Наконец, особую трудность представляет проблема того прозаического иносказания, если угодно, той
прозаической метафоры (хотя она совсем не похожа на поэтическую), которую
они принесли в литературу и для которой нет даже адекватного термина
(«пародия», «шутка», «юмор», «ирония», «гротеск», «шарж» и т. п. — только
узкословесные разновидности и оттенки ее). Ведь дело идет об иносказательном
бытии всего человека вплоть до его мировоззрения, отнюдь не совпадающем
с игрой роли актером (хотя и есть точка соприкосновения). Такие слова,
как «шутовство», «кривляние», «юродство», «чудачество», получили специфическое
и узкое бытовое значение. Поэтому великие представители этого прозаического
иносказания создавали ему свои термины (от имен своих героев): «пантагрюэлизм»,
«шендеизм». Вместе с этим иносказанием в роман вошла особая сложность
и многоплановость, появились промежуточные хронотопы, например театральный
хронотоп. Наиболее яркий пример (один из многих) его открытого введения
— «Ярмарка тщеславия» Теккерея. В скрытой форме промежуточный хронотоп
кукольного театра лежит в основе «Тристрама Шенди». Стернианство — стиль
деревянной куклы, управляемой и комментируемой автором. (Таков, например,
и скрытый хронотоп гоголевского «Носа» — «Петрушка».)

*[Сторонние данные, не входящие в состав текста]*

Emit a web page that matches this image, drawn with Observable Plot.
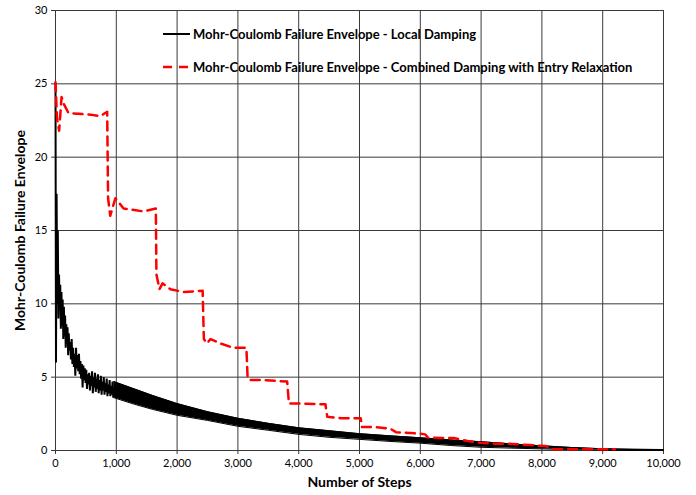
<!DOCTYPE html>
<html>
<head>
<meta charset="utf-8">
<script src="https://cdn.jsdelivr.net/npm/d3@7"></script>
<script src="https://cdn.jsdelivr.net/npm/@observablehq/plot@0.6"></script>
<style>
  html, body { margin: 0; padding: 0; background: #fff; }
  #wrap { position: relative; width: 696px; height: 495px; font-family: Lato, "Open Sans", sans-serif; }
  #legend { position: absolute; left: 163px; top: 24px; font-family: Lato, sans-serif; font-weight: bold; font-size: 13px; color: #000; }
  .row { position: absolute; left: 0; white-space: nowrap; display: flex; align-items: center; height: 20px; }
  .row svg { display: block; margin-right: 3px; }
</style>
</head>
<body>
<div id="wrap">
  <div id="chart"></div>
  <div id="legend"></div>
</div>
<script>
// ---- data ----
const xTicks = [0, 1000, 2000, 3000, 4000, 5000, 6000, 7000, 8000, 9000, 10000];
const yTicks = [0, 5, 10, 15, 20, 25, 30];

const seriesNames = [
  "Mohr-Coulomb Failure Envelope - Local Damping",
  "Mohr-Coulomb Failure Envelope - Combined Damping with Entry Relaxation"
];

// Local damping: early oscillating part (hand-read zigzag)
const localSteps = [0, 8, 18, 28, 38, 48, 58, 68, 78, 88, 98, 108, 118, 128, 138, 148, 158, 168, 178, 188, 198, 208, 218, 230, 242, 254, 266, 278, 290, 302, 314, 326, 338, 350, 362, 374, 386, 398, 410, 422, 434, 446, 458, 470, 482, 494, 506, 518, 530, 542, 554, 566, 578, 590, 602, 614, 626, 638, 650, 662, 674, 686, 698, 710, 722, 734, 746, 758, 770, 782, 794, 806, 818, 830, 842, 854, 866, 878, 890, 902, 914, 926, 938, 950, 962, 974, 986, 998, 1010];
const localValues = [25.0, 6.0, 17.5, 10.0, 15.0, 9.0, 12.0, 9.6, 11.3, 8.3, 10.8, 8.5, 10.3, 7.6, 9.8, 7.8, 9.2, 7.0, 8.6, 7.3, 8.4, 6.5, 8.0, 6.8, 7.4, 6.2, 7.6, 5.9, 7.0, 5.7, 6.6, 5.1, 7.0, 5.6, 6.5, 5.4, 6.6, 5.2, 6.1, 4.9, 5.9, 4.3, 5.8, 4.8, 5.6, 4.6, 5.5, 4.2, 5.2, 4.5, 5.3, 4.1, 5.1, 4.4, 5.4, 3.9, 5.0, 4.3, 5.3, 4.0, 4.9, 4.2, 5.2, 3.9, 4.8, 4.1, 5.1, 3.8, 4.7, 4.1, 5.0, 3.8, 4.6, 4.0, 4.9, 3.7, 4.5, 3.9, 4.8, 3.7, 4.4, 3.8, 4.7, 3.6, 4.3, 3.7, 4.6, 3.6, 4.4];

// Local damping: dense oscillation band (outer edges) for later steps
const bandSteps = [960, 1300, 1600, 2000, 2500, 3000, 3500, 4000, 4500, 5000, 5500, 6000, 6500, 7000, 7500, 8000, 8500, 9000, 9500, 10000];
const bandUpper = [4.7, 4.2, 3.75, 3.2, 2.65, 2.2, 1.85, 1.55, 1.35, 1.15, 1.0, 0.87, 0.72, 0.6, 0.45, 0.32, 0.2, 0.12, 0.08, 0.06];
const bandLower = [3.6, 3.15, 2.8, 2.4, 2.05, 1.65, 1.38, 1.1, 0.9, 0.76, 0.62, 0.5, 0.34, 0.22, 0.16, 0.11, 0.06, 0.02, 0.0, 0.0];

// Combined damping with entry relaxation
const combSteps = [0, 25, 60, 100, 140, 215, 575, 740, 850, 865, 900, 985, 1120, 1450, 1650, 1660, 1710, 1760, 1890, 2110, 2420, 2440, 2490, 2550, 2710, 2930, 3140, 3160, 3210, 3420, 3810, 3840, 4080, 4440, 4470, 4690, 5020, 5040, 5230, 5500, 5600, 6000, 6080, 6130, 6550, 6780, 6990, 7240, 7520, 7810, 8060, 8200, 9200];
const combValues = [25.1, 22.6, 21.8, 24.1, 23.6, 23.0, 22.9, 22.8, 23.1, 17.2, 16.0, 17.2, 16.5, 16.3, 16.5, 12.0, 11.0, 11.4, 11.0, 10.8, 10.9, 7.6, 7.3, 7.6, 7.3, 7.0, 7.0, 4.9, 4.8, 4.8, 4.7, 3.2, 3.2, 3.15, 2.3, 2.2, 2.2, 1.6, 1.6, 1.5, 1.25, 1.15, 1.1, 0.87, 0.85, 0.65, 0.53, 0.46, 0.45, 0.37, 0.3, 0.08, 0.08];

// ---- tables built from the arrays ----
const local = localSteps.map((s, i) => ({step: s, value: localValues[i]}));
const band = bandSteps.map((s, i) => ({step: s, hi: bandUpper[i], lo: bandLower[i]}));
const comb = combSteps.map((s, i) => ({step: s, value: combValues[i]}));

const FONT = "Lato, 'Open Sans', sans-serif";
const gridColor = "#3a3a3a";

const chart = Plot.plot({
  width: 696,
  height: 495,
  marginLeft: 55,
  marginRight: 33,
  marginTop: 10,
  marginBottom: 45,
  style: {fontFamily: FONT, fontSize: "11px", color: "#000", background: "#fff"},
  x: {domain: [0, 10000], label: null},
  y: {domain: [0, 30], label: null},
  marks: [
    Plot.gridY(yTicks, {stroke: gridColor, strokeOpacity: 1, strokeWidth: 1}),
    Plot.gridX(xTicks, {stroke: gridColor, strokeOpacity: 1, strokeWidth: 1}),
    Plot.axisY(yTicks, {tickSize: 4, tickPadding: 4, stroke: gridColor, fontSize: 11, label: null}),
    Plot.axisX(xTicks, {tickSize: 4, tickPadding: 5, stroke: gridColor, fontSize: 11, tickFormat: d3.format(","), label: null}),
    Plot.areaY(band, {x: "step", y1: "lo", y2: "hi", fill: "#000", curve: "linear"}),
    Plot.line(band, {x: "step", y: "hi", stroke: "#000", strokeWidth: 1}),
    Plot.line(band, {x: "step", y: "lo", stroke: "#000", strokeWidth: 1}),
    Plot.line(local, {x: "step", y: "value", stroke: "#000", strokeWidth: 2, strokeLinejoin: "miter"}),
    Plot.line(comb, {x: "step", y: "value", stroke: "#ff0000", strokeWidth: 2.5, strokeDasharray: "9,6"}),
    Plot.text(["Mohr-Coulomb Failure Envelope"], {frameAnchor: "left", textAnchor: "middle", dx: -35, rotate: -90, fontWeight: "bold", fontSize: 14, fill: "#000"}),
    Plot.text(["Number of Steps"], {frameAnchor: "bottom", dy: 36, fontWeight: "bold", fontSize: 14, fill: "#000"})
  ]
});
document.getElementById("chart").appendChild(chart);

// legend
const legend = document.getElementById("legend");
const styles = [
  {stroke: "#000", width: 2, dash: null},
  {stroke: "#ff0000", width: 2.5, dash: "9,7"}
];
seriesNames.forEach((name, i) => {
  const row = document.createElement("div");
  row.className = "row";
  row.style.top = (i * 33) + "px";
  const st = styles[i];
  row.innerHTML = `<svg width="27" height="6"><line x1="0" x2="27" y1="3" y2="3" stroke="${st.stroke}" stroke-width="${st.width}" ${st.dash ? `stroke-dasharray="${st.dash}"` : ""}/></svg><span>${name}</span>`;
  legend.appendChild(row);
});
</script>
</body>
</html>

В эпоху Возрождения указанные формы романа разрушали ту потустороннюю
вертикаль, которая разложила формы пространственно-временного мира и
их качественное живое наполнение. Они подготовили восстановление пространственно-временной
материальной целостности мира на новой, углубленной и осложненной ступени
развития. Они подготовили освоение романом того мира, в котором в это
же самое время открывалась Америка, морской путь в Индию, который раскрывался
для нового естествознания и математики. Подготовлялось и совершенно
новое видение и изображение времени в романе.
На анализе романа Рабле «Гаргантюа и Пантагрюэль» мы надеемся конкретизировать
все основные положения настоящего раздела.
[1] Имеется, конечно, и громадная общность мотивов.